Crítica publicada no Jornal O Globo
Por Clovis Levi – Rio de Janeiro – 09.03.1975
A peça Joãozinho e Maria, em cartaz no Teatro de Bolso, consegue sintetizar todas as clássicas deficiências do teatro infantil. O texto é de uma franqueza evidente: a trama é capenga (as entradas e saídas são sempre forçadas), os diálogos são artificiais e a tentativa do autor (Jayr Pinheiro) em criar novas conotações moralizantes só consegue prejudicar ainda mais o já frágil equilíbrio do texto. A história de João e Maria se for contada num clima de fantasia extasiante, talvez ainda consiga despertar alguma atenção da criançada. Mas, do modo como foi encenada, a criança só fica atenta com medo da bruxa. Particularmente, discordo de todas essas historinhas infantis em que a tônica é sempre a atitude negativa, opressora, sádica. E tudo isso fica muito pior quando, ao final, descobre-se que todas as maldades da bruxa fazem parte de um plano dela com o herói para que as crianças, ficando assustadas e com medo, nunca mais faltem à escola. Como psicologia educacional isso é de um primarismo a toda prova. Na plateia, certas crianças pediam aos pais para ir embora porque estavam com medo da bruxa. E é claro que não é para isso que se leve uma criança ao teatro. Outros poderão alegar: “Essa geração é diferente; está acostumada a ver os piores monstros na televisão!” Mas é bom não esquecer que televisão se vê num ambiente conhecido, iluminado, onde a criança se distancia mais facilmente e onde tem todos os pontos de referência bem estabelecidos.
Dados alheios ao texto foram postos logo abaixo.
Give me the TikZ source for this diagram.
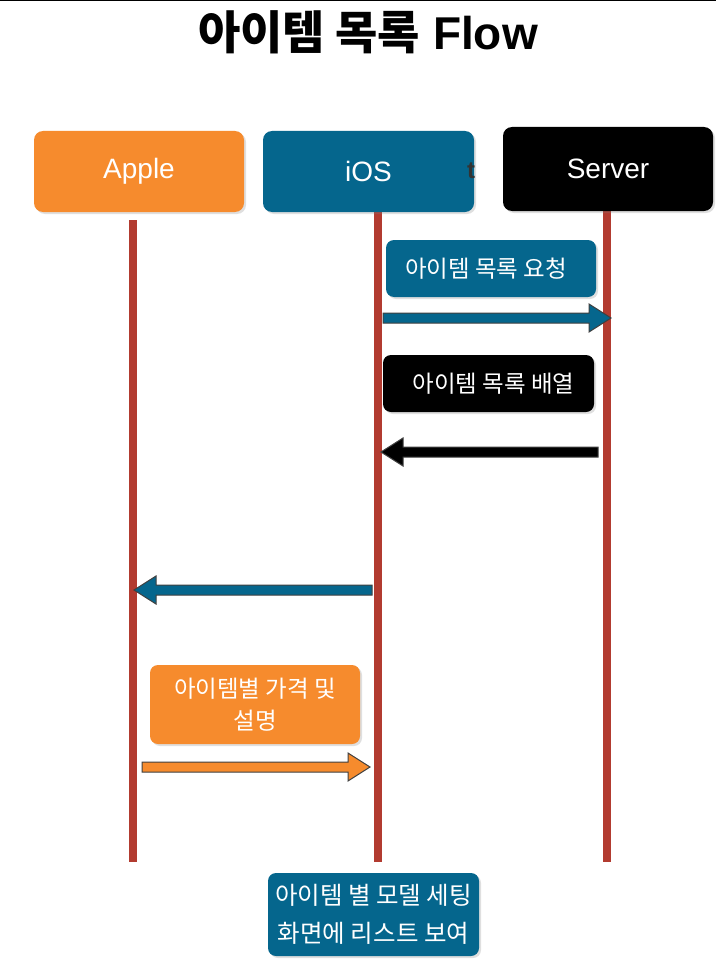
\documentclass[tikz,border=0pt]{standalone}
\usepackage{fontspec}
\setmainfont{Liberation Sans}
\newfontfamily\cjk{Noto Sans CJK KR}
\usetikzlibrary{calc,shadows}
\definecolor{iosblue}{HTML}{05668D}
\definecolor{appleorange}{HTML}{F68B2D}
\definecolor{lifered}{HTML}{B23B30}
\tikzset{
  boxshadow/.style={drop shadow={opacity=0.25,shadow xshift=2pt,shadow yshift=-2pt}},
  headbox/.style={rounded corners=9pt,text=white,minimum width=210pt,minimum height=81pt,
    font=\fontsize{28}{32}\selectfont,inner sep=0pt,boxshadow},
  msgbox/.style={rounded corners=8pt,text=white,font=\cjk\fontsize{23.5}{32}\selectfont,
    inner sep=0pt,align=center,minimum width=210pt,boxshadow},
  life/.style={lifered,line width=8pt},
  barrow/.style={line width=1pt,line join=miter,draw=black!75}
}
\newcommand\blockarr[4]{%
  \draw[barrow,#1] ($(#2)+(0,-5)$) -- ($(#3)+({-1*(#4)},-5)$) -- ($(#3)+({-1*(#4)},-14)$)
    -- (#3) -- ($(#3)+({-1*(#4)},14)$) -- ($(#3)+({-1*(#4)},5)$) -- ($(#2)+(0,5)$) -- cycle;}
\begin{document}
\begin{tikzpicture}[x=1pt,y=-1pt]
\useasboundingbox[fill=white] (0,0) rectangle (716,963);
\draw[line width=1.5pt] (0,0.75) -- (716,0.75);
\node[font=\fontsize{46}{50}\selectfont] (title) at (368,32) {{\cjk\bfseries 아이템 목록} {\bfseries Flow}};
% lifelines
\coordinate (la1) at (133,220); \coordinate (la2) at (133,862);
\coordinate (li1) at (378,212); \coordinate (li2) at (378,862);
\coordinate (ls1) at (607,211); \coordinate (ls2) at (607,862);
\draw[life] (la1) -- (la2);
\draw[life] (li1) -- (li2);
\draw[life] (ls1) -- (ls2);
% headers
\node[headbox,fill=appleorange] (apple) at (139,171.5) {Apple};
\node[headbox,fill=iosblue,minimum width=211pt] (ios) at (368.5,171.5) {iOS};
\node[headbox,fill=black,minimum height=84pt] (server) at (608,169) {Server};
\node[font=\bfseries\fontsize{24}{26}\selectfont,text=black!80,inner sep=0pt] (frag) at (471,171) {t};
% messages
\node[msgbox,fill=iosblue,minimum height=57pt] (req) at (491,268.5) {\hspace*{-10pt}아이템 목록 요청};
\coordinate (r1a) at (383,318); \coordinate (r1b) at (611,318);
\blockarr{fill=iosblue}{r1a}{r1b}{22}
\node[msgbox,fill=black,minimum width=211pt,minimum height=57pt] (arr) at (488.5,383.5) {\hspace*{10pt}아이템 목록 배열};
\coordinate (r2a) at (598,452); \coordinate (r2b) at (381,452);
\blockarr{fill=black}{r2a}{r2b}{-22}
\coordinate (r3a) at (372,590); \coordinate (r3b) at (134,590);
\blockarr{fill=iosblue}{r3a}{r3b}{-22}
\node[msgbox,fill=appleorange,minimum height=79pt] (price) at (255,704.5) {아이템별 가격 및\\설명};
\coordinate (r4a) at (142,767); \coordinate (r4b) at (370,767);
\blockarr{fill=appleorange}{r4a}{r4b}{22}
\node[msgbox,fill=iosblue,minimum width=211pt,minimum height=83pt,font=\cjk\fontsize{24.5}{38}\selectfont] (list) at (373.5,914.5) {아이템 별 모델 세팅\\화면에 리스트 보여};
\end{tikzpicture}
\end{document}
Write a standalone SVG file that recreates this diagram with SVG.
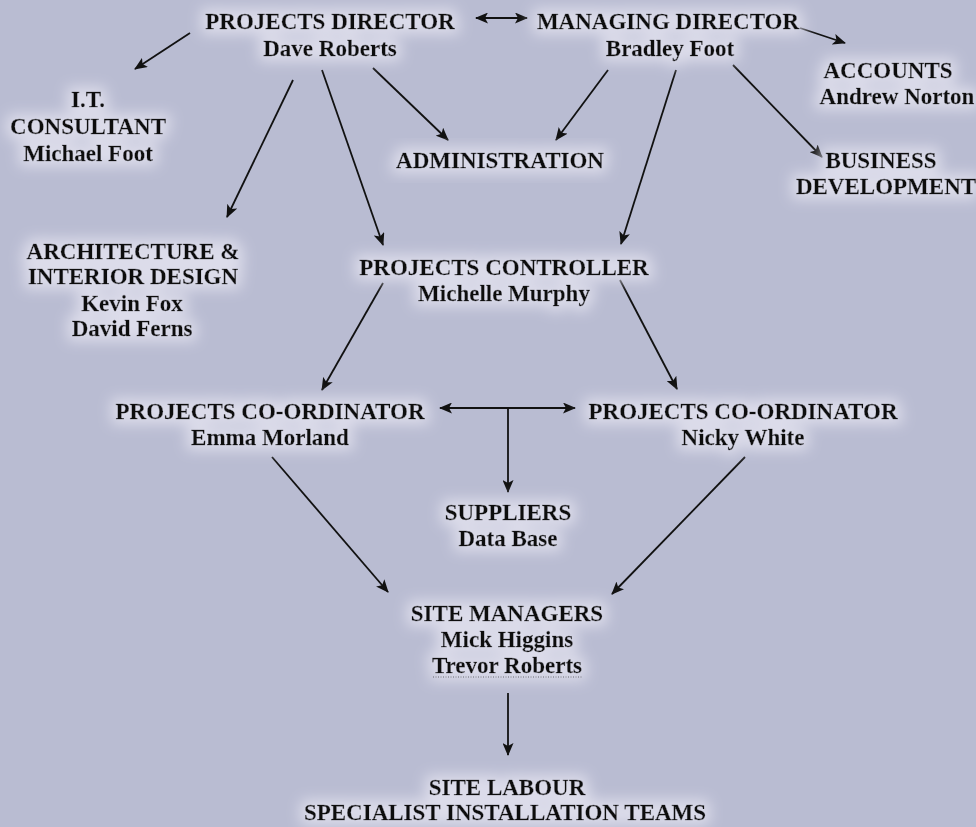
<svg xmlns="http://www.w3.org/2000/svg" width="976" height="827" viewBox="0 0 976 827">
<defs>
<style>
text{font-family:"Liberation Serif","Times New Roman",serif;font-weight:bold;font-size:23px;fill:#0c0c0c;stroke:#0c0c0c;stroke-width:0.3;text-anchor:middle}
.c line{stroke:#111;stroke-width:1.8;fill:none}
</style>
<marker id="ah" viewBox="0 0 13 11" refX="12" refY="5.5" markerWidth="13" markerHeight="11" markerUnits="userSpaceOnUse" orient="auto-start-reverse">
<path d="M0,0 L13,5.5 L0,11 L3,5.5 Z" fill="#111"/>
</marker>
<filter id="glow" x="-20%" y="-40%" width="140%" height="180%">
<feMorphology in="SourceAlpha" operator="dilate" radius="5" result="d"/>
<feGaussianBlur in="d" stdDeviation="7" result="b"/>
<feFlood flood-color="#dcdcea" flood-opacity="1"/>
<feComposite in2="b" operator="in" result="g"/>
<feMerge><feMergeNode in="g"/><feMergeNode in="SourceGraphic"/></feMerge>
</filter>
</defs>
<rect width="976" height="827" fill="#b9bcd2"/>
<g class="c" id="connectors">
<line x1="190" y1="33" x2="135" y2="69" marker-end="url(#ah)"/>
<line x1="476" y1="18" x2="527" y2="18" marker-start="url(#ah)" marker-end="url(#ah)"/>
<line x1="800" y1="28" x2="845" y2="43" marker-end="url(#ah)"/>
<line x1="293" y1="80" x2="227" y2="217" marker-end="url(#ah)"/>
<line x1="322" y1="70" x2="383" y2="245" marker-end="url(#ah)"/>
<line x1="373" y1="68" x2="448" y2="140" marker-end="url(#ah)"/>
<line x1="608" y1="70" x2="556" y2="140" marker-end="url(#ah)"/>
<line x1="676" y1="70" x2="621" y2="244" marker-end="url(#ah)"/>
<line x1="733" y1="65" x2="822" y2="157" marker-end="url(#ah)"/>
<line x1="383" y1="283" x2="322" y2="390" marker-end="url(#ah)"/>
<line x1="620" y1="280" x2="677" y2="389" marker-end="url(#ah)"/>
<line x1="440" y1="408" x2="575" y2="408" marker-start="url(#ah)" marker-end="url(#ah)"/>
<line x1="508" y1="408" x2="508" y2="492" marker-end="url(#ah)"/>
<line x1="272" y1="457" x2="388" y2="592" marker-end="url(#ah)"/>
<line x1="745" y1="457" x2="612" y2="594" marker-end="url(#ah)"/>
<line x1="508" y1="693" x2="508" y2="755" marker-end="url(#ah)"/>
</g>
<g id="projects-director" filter="url(#glow)"><text x="330" y="29">PROJECTS DIRECTOR</text><text x="330" y="56">Dave Roberts</text></g>
<g id="managing-director" filter="url(#glow)"><text x="668" y="29">MANAGING DIRECTOR</text><text x="670" y="56">Bradley Foot</text></g>
<g id="accounts" filter="url(#glow)"><text x="888" y="78">ACCOUNTS</text><text x="897" y="104">Andrew Norton</text></g>
<g id="it-consultant" filter="url(#glow)"><text x="88" y="107">I.T.</text><text x="88" y="134">CONSULTANT</text><text x="88" y="161">Michael Foot</text></g>
<g id="administration" filter="url(#glow)"><text x="500" y="168">ADMINISTRATION</text></g>
<g id="business-development" filter="url(#glow)"><text x="881" y="168">BUSINESS</text><text x="886" y="194">DEVELOPMENT</text></g>
<g id="architecture" filter="url(#glow)"><text x="133" y="259">ARCHITECTURE &amp;</text><text x="133" y="284">INTERIOR DESIGN</text><text x="132" y="311">Kevin Fox</text><text x="132" y="336">David Ferns</text></g>
<g id="projects-controller" filter="url(#glow)"><text x="504" y="275">PROJECTS CONTROLLER</text><text x="504" y="301">Michelle Murphy</text></g>
<g id="coordinator-left" filter="url(#glow)"><text x="270" y="419">PROJECTS CO-ORDINATOR</text><text x="270" y="445">Emma Morland</text></g>
<g id="coordinator-right" filter="url(#glow)"><text x="743" y="419">PROJECTS CO-ORDINATOR</text><text x="743" y="445">Nicky White</text></g>
<g id="suppliers" filter="url(#glow)"><text x="508" y="520">SUPPLIERS</text><text x="508" y="546">Data Base</text></g>
<g id="site-managers" filter="url(#glow)"><text x="507" y="621">SITE MANAGERS</text><text x="507" y="647">Mick Higgins</text><text x="507" y="673">Trevor Roberts</text><line x1="433" y1="677" x2="583" y2="677" stroke="#333" stroke-width="1" stroke-dasharray="1,1.5"/></g>
<g id="site-labour" filter="url(#glow)"><text x="507" y="795">SITE LABOUR</text><text x="505" y="820">SPECIALIST INSTALLATION TEAMS</text></g>
</svg>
O próprio clima da sala do teatro já determina um novo estado de espírito, que pode ser levado tanto para o deslumbramento quanto para a ansiedade. O teatro infantil não deve aterrorizar as crianças.
Além de um texto dramaturgicamente fraco e psicologicamente perigoso, a montagem peca por todos os outros defeitos possíveis. A direção de Jayr Pinheiro é omissa: não há clima, não há ritmo, não há plasticidade. A direção não estimula o interesse e o espetáculo corre lerdo, sem graça, indiferente. Os cenários e os figurinos agridem qualquer pessoa de bom gosto (principalmente aquelas que pagam 15 cruzeiros de ingresso), constituindo-se numa inominável mistura de elementos sem valor estético. O elenco é inexperiente, sem recursos e, o que é o pior, já viciado. A interpretação se caracteriza pelo chavão, pelo óbvio, pelo clichê. Os atores são formados naquela falsa escola onde interpretar criança é sinônimo de falar como débil mental. E somam-se os senões, que demonstram um total desrespeito com o público pagante: o herói da floresta é barrigudo e desprovido de qualquer dinâmica; uma criança, falando tatibitate diz frases falsamente pomposas como “creio ser necessário alguma palavra mágica”; o herói, em dificuldade, coça a cabeça, esquecendo que está de capacete; e há primores de texto como esse: “Viu, eles iam obrigar a gente a comer ovos de aranha lunar! E a gente ainda reclama da cômoda da mamãe!”
A destacar, positivamente, a boa presença cênica e a bela voz de Vera Goulart. Poderá vir a ser uma boa atriz se mostrar interesse pelas técnicas de interpretação e se estiver disposta a abandonar o lugar comum e se sacrificar na lapidação de seu talento, atualmente em estado de diamante bruto.
Enfim, Joãozinho e Maria é um exemplo excelente do que não deve ser feito em teatro infantil.